As I walked into an eighth grade math class with the students last week, the teacher was projecting the day’s Challenge Problem on the board. As I took a seat, the students plopped their books on their desks and grabbed personal slates and markers. They sat down and started working on the problem: “If N is the square of an integer, what is the square of the next integer?”
The students began finishing their work within the traditional five-minute time period allotted to answer that day’s iteration of the daily math challenge. I was frozen.
As they paraded to the front of the room to show the teacher their solutions, I was still searching my memory for the right algorithm to solve the problem. I was taught that if I didn’t know the algorithm I couldn’t solve the problem. I was taught to memorize. They were taught how to THINK ABOUT the problem.
It turns out that what I needed to do, and what the students were doing, was to read the problem over and over and consider the language/ the concepts/the symbols. Not the numbers. (See below for the solution)
Algebra fundamentally is not about numbers, but about symbols representing mathematical relationships. Strikingly those abstract symbol relationships do represent numbers and physical patterns in the real world. The sine curve can describe the times of the high tide over a yearlong time period, for example.
Starting each math class with a five-minute math challenge is an old tradition at SF Day, an iconic representation of the School’s teaching methodology. We are not trying to force information into young minds, but to help those young brains welcome challenges they have not been explicitly taught and to grow into confident critical thinkers. It is a philosophy we have embraced at every grade level and – after I overcame my personal sense of “math panic” – I was thrilled to see this example of our pedagogy expressed in the eighth grade math class.
Students today are not asked to memorize the algorithm and apply it to a dozen identical problems.* [That was my high school experience.] Students today are asked to understand the concepts and apply them to a variety of novel and changing specific situations. For example, “create a sine curve equation that predicts the times of the high tides at the Golden Gate Bridge for the next six months.” We wouldn’t ask that of our eighth graders, but they might be asked that in high school.
The difference is profound. Students today have to understand and think about the concepts. The little problem about the square of the integer following the integer really required turning the ideas expressed in language over in your head, representing the words in algebraic notation, and then manipulating the ideas. It wasn’t about numbers. It wasn’t about a memorized procedure for a pre-determined and known situation. It was about taking what you know and what you can think about and applying it in a new and unknown situation. It means learning to live and learn in the unknown. And that requires flexible thinking and some pretty serious emotional strength and resilience.
THE ANSWER: For those of you who froze like I did here is how the teacher helped me drop my search for an algorithm and think about the problem.

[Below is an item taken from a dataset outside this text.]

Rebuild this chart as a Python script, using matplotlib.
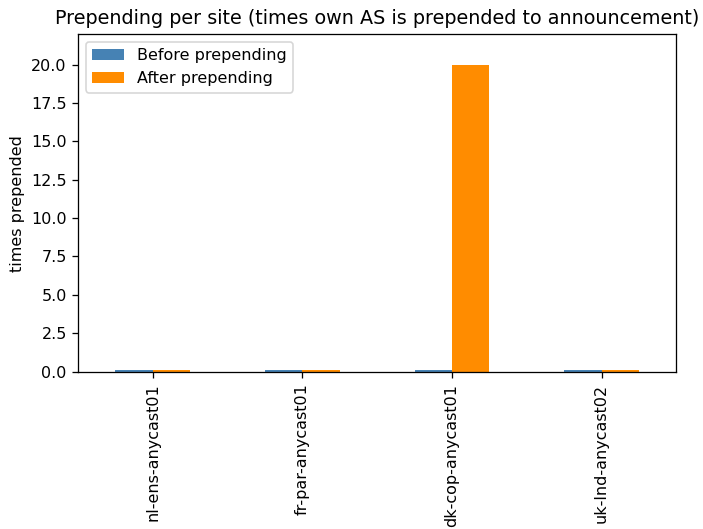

She simply asked: “What is the integer, if the square of the integer is N?”
I could have been thinking, “So, if N is the square of the integer, and I need to think about the next integer, how could I express the integer and not its square?”
“Oh,” I said to myself, “That would be the square root of N: √N.”
“Oh the next part is easy,” I said to myself. “The next integer is √N+1 and the square of the “square root of N+1” is (√N+1)( √N+1).”
“Why don’t I just multiply that out to express it as a polynomial, (N+2√N+1).”
Without the teacher’s incisive question, I would have stayed stuck in my old mindset, trying to remember the approved way to solve the problem with the algorithm. With the teacher’s simple but incisive question, I started to think and have the words, symbols and concepts actually make sense to me. What a thrill! It is never too late to understand algebra! Fortunately SF Day students won’t have to wait until my advanced age to “get it.”
*A Note about Memorization – Of course, there are many situations within the SF Day School curriculum and instruction where memorization is called for. Students do need, for example, to memorize their math facts. You cannot do Upper School math topics of ratio, proportion, percent, and common denominators without having quick recall of multiplication and division math facts. Students also, among other things, benefit from memorizing poetry, the lines in Shakespeare, and the major river systems of the world.